On March 25 a mob had vandalised the home of an Ahmadi citizen, Maqsood Anjum, in Shamsabad, a village of Kasur. They had also beaten his family and stolen valuables.
Caretaker Chief Minister Najam Sethi has taken notice of the incident and summoned the district police officer on April 1 to be briefed on the incident and the progress in the investigation of the case.
The Express Tribune has learnt that police have asked the nominated suspects to be available at the Chunnia police station if [and when] Sethi sends a special team.
SHO Khan said that two Ahmadi families living among a hostile population of 10,000 would always be vulnerable.

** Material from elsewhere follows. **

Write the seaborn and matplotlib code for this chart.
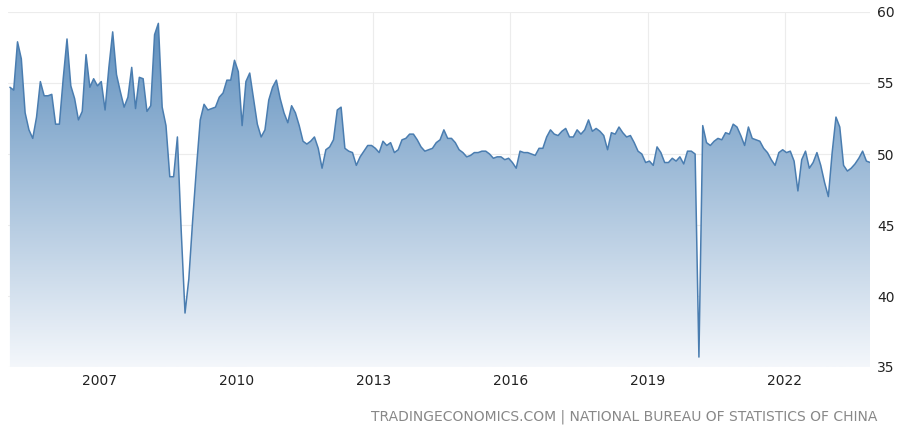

A contingent of 20 policemen had been deployed to guard their homes even though the families had left the area on March 26, he said.
Khan said he was trying to get the Ahmadis to settle the dispute with the accused. He said he believed reconciliation would be effected in two days.
Zafar Malik, the complainant’s brother, he said, had not visited the police station since he had filed the complaint on March 26. He said he believed the families did not want to press the case against the accused. Khan admitted however that Malik had refused to withdraw the case initially even though the accused promised to ensure that the families were not harmed in the future.
SHO Khan said he had appeared in front of Sethi along with the DPO and had shared details of the case with him.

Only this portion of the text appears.